A picture's worth a thousand words, right?  This one is worth 162.5 pieces of Candy Corn.  Here's how the dollars stack up - we're talking 1/2 of a Candy Corn!:
State Education Funding

The state's total FY2012 appropriations: $15.9 billion.

Appropriations for Education: $9.97 billion
(62% of all appropriations for the state.)

Amount of money spent on charters commissioned by the state:  $56.1 million
(0.56% of total amount spent on education in Georgia.) 
Please note....
Regarding all of the hullabaloo about advocacy and public officials:  I support everyone's right to speak out about the amendment and advocate their viewpoint.  I do not think it is appropriate to use taxpayer funded distribution methods or assets owned by the public.  My website, email list and social media channels, are all owned and maintained by me privately.          


1 comment:

Hire_A_Veteran said...

A few days ago I watched Bill Moyers and Company on PBS. The show was about ALEC. If you haven't heard of ALEC, or haven't seen this show, I encourage you watch it. Here's the link:

I was a public school teacher for 18 years, 16 years in California. At that time, California schools were rated above 5th in the nation. Now they are somewhere near the bottom. In the 90s the state legislature spent more on prisons than it did on schools. Around the time I was leaving the school system to become a minister, business entered the field of education. The public was told that business could run schools better than the public system. Privatization of education had begun.

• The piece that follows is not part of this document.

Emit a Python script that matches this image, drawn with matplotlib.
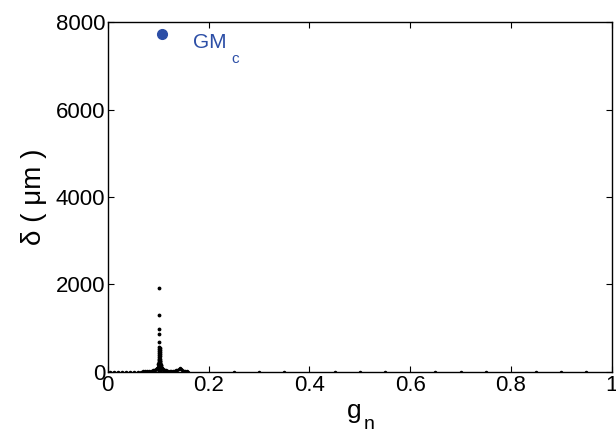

On the show, Bill Moyers exposed ALEC which are businesses and mostly Republican state legislators subverting the lobbying system. Business interests provide suggested business friendly legislation to be introduced in the various states which the state legislators (who have been wined and dined by those business interests) take back to their states and present as their own legislation to be passed. Privatization of Education has been one of the objectives of ALEC during the past 20 years or so and public dollars to education have been reduced and reduced and reduced.

One of the states where ALEC has been able to get the appropriate legislation, (Bill Moyers talked about it on the show, I don't recall which one) public dollars for education were given to business interest for education purposes.

This may not seem like a big deal, after all, aren't these businesses educating kids? Consider this, if business takes over the majority of education, it will mean the business has a right to refuse service to anyone it doesn't want to serve, or require something from its patrons, as well as payment.

I taught in a low-wealth district. The private school kids usually outscored our kids. As public school teachers we used to complain that our test scores weren't higher because we had to educate everyone. Kids with problems are not less intelligent. They are dealing with more issues outside of the classroom. We couldn't refuse these students as private schools could. I now see that as a blessing.

This change to Georgia's constitution sounds a lot like ALEC legislation and if it passes, business will be more fully involved in education in Georgia. Just take a look at who's for the change - Wal-Mart, Multinational Conglomerate Koch Industries, 10 big-dollar out-of-state donors, Gov. Nathan Deal, Don Balfour, Chip Rogers.

Please join me by voting NO on the charter school amendment in order to keep big business and the right-wing agenda out of our public schools. Do you want a school system where intelligent design instruction is required, but evolution and global warming theories are banned, and scientific thought is continually denigrated? Of course not! Vote NO on the charter school amendment!

I also recall a while back a local blogger, who had thoughts of grandeur of running for office himself, but thankfully that attempt was thwarted by clearer heads and never came to fruition, trashed a teacher at one of our schools in his blog because he in his narrow ethnocentric mind didn't care for the song choices (feeling they were too ethnic and didn't fit the Dunwoody "culture") included in her holiday musical program. Do we want that type of near-sighted control over our teachers? No! Vote NO on the charter school amendment! And vote out any school board members so narrow sighted to support it!